Take the material below and retype it in full; pictures are left out.

**DATASET RECORDS:**
◇ ◇ ◇
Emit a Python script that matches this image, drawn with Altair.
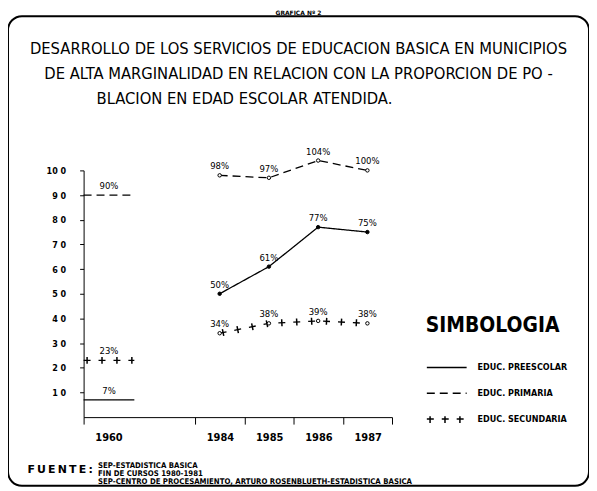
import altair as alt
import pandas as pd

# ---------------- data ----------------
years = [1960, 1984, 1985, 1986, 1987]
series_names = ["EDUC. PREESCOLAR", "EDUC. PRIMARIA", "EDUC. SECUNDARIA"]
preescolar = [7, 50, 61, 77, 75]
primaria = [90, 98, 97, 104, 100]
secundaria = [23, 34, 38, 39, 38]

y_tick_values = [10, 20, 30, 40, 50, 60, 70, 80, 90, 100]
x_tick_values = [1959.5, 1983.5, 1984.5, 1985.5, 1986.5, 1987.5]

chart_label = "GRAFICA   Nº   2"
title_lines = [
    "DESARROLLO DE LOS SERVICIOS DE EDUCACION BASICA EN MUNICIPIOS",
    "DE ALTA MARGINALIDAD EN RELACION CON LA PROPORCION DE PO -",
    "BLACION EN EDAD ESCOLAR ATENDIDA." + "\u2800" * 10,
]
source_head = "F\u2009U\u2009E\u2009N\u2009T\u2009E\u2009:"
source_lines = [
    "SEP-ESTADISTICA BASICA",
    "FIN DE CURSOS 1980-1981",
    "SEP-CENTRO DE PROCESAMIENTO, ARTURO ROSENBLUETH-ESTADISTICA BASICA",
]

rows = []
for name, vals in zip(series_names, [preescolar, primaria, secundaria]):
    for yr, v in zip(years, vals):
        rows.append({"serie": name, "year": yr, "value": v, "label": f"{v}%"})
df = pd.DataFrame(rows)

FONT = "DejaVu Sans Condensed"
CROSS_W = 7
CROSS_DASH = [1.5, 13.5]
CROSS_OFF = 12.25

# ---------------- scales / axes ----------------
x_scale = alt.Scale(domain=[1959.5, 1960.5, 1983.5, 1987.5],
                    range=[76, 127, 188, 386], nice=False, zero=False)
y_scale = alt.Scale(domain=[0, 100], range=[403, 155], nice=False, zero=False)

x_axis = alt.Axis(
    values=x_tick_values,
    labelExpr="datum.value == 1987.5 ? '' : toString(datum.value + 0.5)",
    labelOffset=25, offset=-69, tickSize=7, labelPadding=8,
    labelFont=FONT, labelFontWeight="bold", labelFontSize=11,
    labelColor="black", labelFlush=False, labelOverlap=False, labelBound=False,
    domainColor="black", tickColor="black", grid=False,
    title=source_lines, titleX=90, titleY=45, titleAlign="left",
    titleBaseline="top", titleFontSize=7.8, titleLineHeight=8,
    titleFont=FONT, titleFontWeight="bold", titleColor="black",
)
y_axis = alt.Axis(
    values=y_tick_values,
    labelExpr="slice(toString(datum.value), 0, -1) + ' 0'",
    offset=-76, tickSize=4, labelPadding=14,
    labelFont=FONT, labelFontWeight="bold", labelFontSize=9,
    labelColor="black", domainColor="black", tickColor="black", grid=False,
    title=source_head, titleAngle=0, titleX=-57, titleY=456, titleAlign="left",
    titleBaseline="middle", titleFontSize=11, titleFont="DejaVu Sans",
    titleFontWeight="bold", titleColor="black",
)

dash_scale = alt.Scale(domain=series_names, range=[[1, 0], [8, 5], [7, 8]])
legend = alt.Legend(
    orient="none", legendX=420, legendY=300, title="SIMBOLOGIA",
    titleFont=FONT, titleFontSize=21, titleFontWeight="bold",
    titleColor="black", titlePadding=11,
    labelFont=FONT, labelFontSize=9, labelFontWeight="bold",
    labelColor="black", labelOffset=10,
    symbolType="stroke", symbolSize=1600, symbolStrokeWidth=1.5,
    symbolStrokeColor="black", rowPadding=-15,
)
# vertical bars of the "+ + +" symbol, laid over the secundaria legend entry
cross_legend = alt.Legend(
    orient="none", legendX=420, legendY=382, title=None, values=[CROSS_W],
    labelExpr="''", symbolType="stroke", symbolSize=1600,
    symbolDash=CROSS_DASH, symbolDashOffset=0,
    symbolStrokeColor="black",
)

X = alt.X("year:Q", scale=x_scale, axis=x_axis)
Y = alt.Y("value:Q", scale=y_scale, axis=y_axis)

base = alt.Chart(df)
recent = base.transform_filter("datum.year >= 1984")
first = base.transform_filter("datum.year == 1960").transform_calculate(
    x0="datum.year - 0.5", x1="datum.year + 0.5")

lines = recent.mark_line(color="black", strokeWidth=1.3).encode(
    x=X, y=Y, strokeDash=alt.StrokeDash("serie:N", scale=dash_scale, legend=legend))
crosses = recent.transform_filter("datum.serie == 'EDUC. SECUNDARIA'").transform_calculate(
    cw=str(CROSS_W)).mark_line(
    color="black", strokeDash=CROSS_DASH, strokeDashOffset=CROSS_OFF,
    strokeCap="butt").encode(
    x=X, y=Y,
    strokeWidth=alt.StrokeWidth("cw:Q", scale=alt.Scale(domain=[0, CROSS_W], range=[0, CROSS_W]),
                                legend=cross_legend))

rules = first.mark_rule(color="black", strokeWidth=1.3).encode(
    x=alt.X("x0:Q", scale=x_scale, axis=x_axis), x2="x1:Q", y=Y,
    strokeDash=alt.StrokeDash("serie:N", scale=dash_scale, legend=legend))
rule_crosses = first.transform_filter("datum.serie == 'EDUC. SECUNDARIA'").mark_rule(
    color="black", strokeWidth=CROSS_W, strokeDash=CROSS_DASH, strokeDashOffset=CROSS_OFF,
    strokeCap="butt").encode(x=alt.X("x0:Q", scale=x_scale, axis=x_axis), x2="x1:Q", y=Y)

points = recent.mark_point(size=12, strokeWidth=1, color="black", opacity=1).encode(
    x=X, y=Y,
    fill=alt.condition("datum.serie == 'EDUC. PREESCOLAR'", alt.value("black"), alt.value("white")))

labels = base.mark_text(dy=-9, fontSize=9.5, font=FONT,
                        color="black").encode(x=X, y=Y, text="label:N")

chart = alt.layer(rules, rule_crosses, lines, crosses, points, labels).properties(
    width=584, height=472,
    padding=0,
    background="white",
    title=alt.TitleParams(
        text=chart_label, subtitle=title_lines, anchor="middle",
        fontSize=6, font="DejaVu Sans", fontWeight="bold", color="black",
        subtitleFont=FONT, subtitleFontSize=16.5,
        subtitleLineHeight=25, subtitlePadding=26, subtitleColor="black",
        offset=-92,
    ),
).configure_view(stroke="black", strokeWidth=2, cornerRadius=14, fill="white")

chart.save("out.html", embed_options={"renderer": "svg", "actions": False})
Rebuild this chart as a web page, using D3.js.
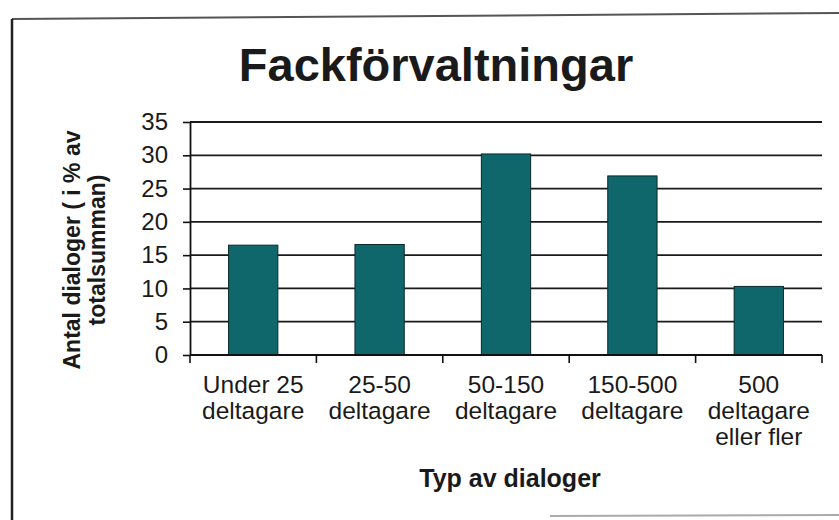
◇ ◇ ◇
**IN RESPONSE:**
Emit a Python script that matches this image, drawn with Altair.
import altair as alt
import pandas as pd

# ---------------- data ----------------
years = [1960, 1984, 1985, 1986, 1987]
series_names = ["EDUC. PREESCOLAR", "EDUC. PRIMARIA", "EDUC. SECUNDARIA"]
preescolar = [7, 50, 61, 77, 75]
primaria = [90, 98, 97, 104, 100]
secundaria = [23, 34, 38, 39, 38]

y_tick_values = [10, 20, 30, 40, 50, 60, 70, 80, 90, 100]
x_tick_values = [1959.5, 1983.5, 1984.5, 1985.5, 1986.5, 1987.5]

chart_label = "GRAFICA   Nº   2"
title_lines = [
    "DESARROLLO DE LOS SERVICIOS DE EDUCACION BASICA EN MUNICIPIOS",
    "DE ALTA MARGINALIDAD EN RELACION CON LA PROPORCION DE PO -",
    "BLACION EN EDAD ESCOLAR ATENDIDA." + "\u2800" * 10,
]
source_head = "F\u2009U\u2009E\u2009N\u2009T\u2009E\u2009:"
source_lines = [
    "SEP-ESTADISTICA BASICA",
    "FIN DE CURSOS 1980-1981",
    "SEP-CENTRO DE PROCESAMIENTO, ARTURO ROSENBLUETH-ESTADISTICA BASICA",
]

rows = []
for name, vals in zip(series_names, [preescolar, primaria, secundaria]):
    for yr, v in zip(years, vals):
        rows.append({"serie": name, "year": yr, "value": v, "label": f"{v}%"})
df = pd.DataFrame(rows)

FONT = "DejaVu Sans Condensed"
CROSS_W = 7
CROSS_DASH = [1.5, 13.5]
CROSS_OFF = 12.25

# ---------------- scales / axes ----------------
x_scale = alt.Scale(domain=[1959.5, 1960.5, 1983.5, 1987.5],
                    range=[76, 127, 188, 386], nice=False, zero=False)
y_scale = alt.Scale(domain=[0, 100], range=[403, 155], nice=False, zero=False)

x_axis = alt.Axis(
    values=x_tick_values,
    labelExpr="datum.value == 1987.5 ? '' : toString(datum.value + 0.5)",
    labelOffset=25, offset=-69, tickSize=7, labelPadding=8,
    labelFont=FONT, labelFontWeight="bold", labelFontSize=11,
    labelColor="black", labelFlush=False, labelOverlap=False, labelBound=False,
    domainColor="black", tickColor="black", grid=False,
    title=source_lines, titleX=90, titleY=45, titleAlign="left",
    titleBaseline="top", titleFontSize=7.8, titleLineHeight=8,
    titleFont=FONT, titleFontWeight="bold", titleColor="black",
)
y_axis = alt.Axis(
    values=y_tick_values,
    labelExpr="slice(toString(datum.value), 0, -1) + ' 0'",
    offset=-76, tickSize=4, labelPadding=14,
    labelFont=FONT, labelFontWeight="bold", labelFontSize=9,
    labelColor="black", domainColor="black", tickColor="black", grid=False,
    title=source_head, titleAngle=0, titleX=-57, titleY=456, titleAlign="left",
    titleBaseline="middle", titleFontSize=11, titleFont="DejaVu Sans",
    titleFontWeight="bold", titleColor="black",
)

dash_scale = alt.Scale(domain=series_names, range=[[1, 0], [8, 5], [7, 8]])
legend = alt.Legend(
    orient="none", legendX=420, legendY=300, title="SIMBOLOGIA",
    titleFont=FONT, titleFontSize=21, titleFontWeight="bold",
    titleColor="black", titlePadding=11,
    labelFont=FONT, labelFontSize=9, labelFontWeight="bold",
    labelColor="black", labelOffset=10,
    symbolType="stroke", symbolSize=1600, symbolStrokeWidth=1.5,
    symbolStrokeColor="black", rowPadding=-15,
)
# vertical bars of the "+ + +" symbol, laid over the secundaria legend entry
cross_legend = alt.Legend(
    orient="none", legendX=420, legendY=382, title=None, values=[CROSS_W],
    labelExpr="''", symbolType="stroke", symbolSize=1600,
    symbolDash=CROSS_DASH, symbolDashOffset=0,
    symbolStrokeColor="black",
)

X = alt.X("year:Q", scale=x_scale, axis=x_axis)
Y = alt.Y("value:Q", scale=y_scale, axis=y_axis)

base = alt.Chart(df)
recent = base.transform_filter("datum.year >= 1984")
first = base.transform_filter("datum.year == 1960").transform_calculate(
    x0="datum.year - 0.5", x1="datum.year + 0.5")

lines = recent.mark_line(color="black", strokeWidth=1.3).encode(
    x=X, y=Y, strokeDash=alt.StrokeDash("serie:N", scale=dash_scale, legend=legend))
crosses = recent.transform_filter("datum.serie == 'EDUC. SECUNDARIA'").transform_calculate(
    cw=str(CROSS_W)).mark_line(
    color="black", strokeDash=CROSS_DASH, strokeDashOffset=CROSS_OFF,
    strokeCap="butt").encode(
    x=X, y=Y,
    strokeWidth=alt.StrokeWidth("cw:Q", scale=alt.Scale(domain=[0, CROSS_W], range=[0, CROSS_W]),
                                legend=cross_legend))

rules = first.mark_rule(color="black", strokeWidth=1.3).encode(
    x=alt.X("x0:Q", scale=x_scale, axis=x_axis), x2="x1:Q", y=Y,
    strokeDash=alt.StrokeDash("serie:N", scale=dash_scale, legend=legend))
rule_crosses = first.transform_filter("datum.serie == 'EDUC. SECUNDARIA'").mark_rule(
    color="black", strokeWidth=CROSS_W, strokeDash=CROSS_DASH, strokeDashOffset=CROSS_OFF,
    strokeCap="butt").encode(x=alt.X("x0:Q", scale=x_scale, axis=x_axis), x2="x1:Q", y=Y)

points = recent.mark_point(size=12, strokeWidth=1, color="black", opacity=1).encode(
    x=X, y=Y,
    fill=alt.condition("datum.serie == 'EDUC. PREESCOLAR'", alt.value("black"), alt.value("white")))

labels = base.mark_text(dy=-9, fontSize=9.5, font=FONT,
                        color="black").encode(x=X, y=Y, text="label:N")

chart = alt.layer(rules, rule_crosses, lines, crosses, points, labels).properties(
    width=584, height=472,
    padding=0,
    background="white",
    title=alt.TitleParams(
        text=chart_label, subtitle=title_lines, anchor="middle",
        fontSize=6, font="DejaVu Sans", fontWeight="bold", color="black",
        subtitleFont=FONT, subtitleFontSize=16.5,
        subtitleLineHeight=25, subtitlePadding=26, subtitleColor="black",
        offset=-92,
    ),
).configure_view(stroke="black", strokeWidth=2, cornerRadius=14, fill="white")

chart.save("out.html", embed_options={"renderer": "svg", "actions": False})
Rebuild this chart as a web page, using D3.js.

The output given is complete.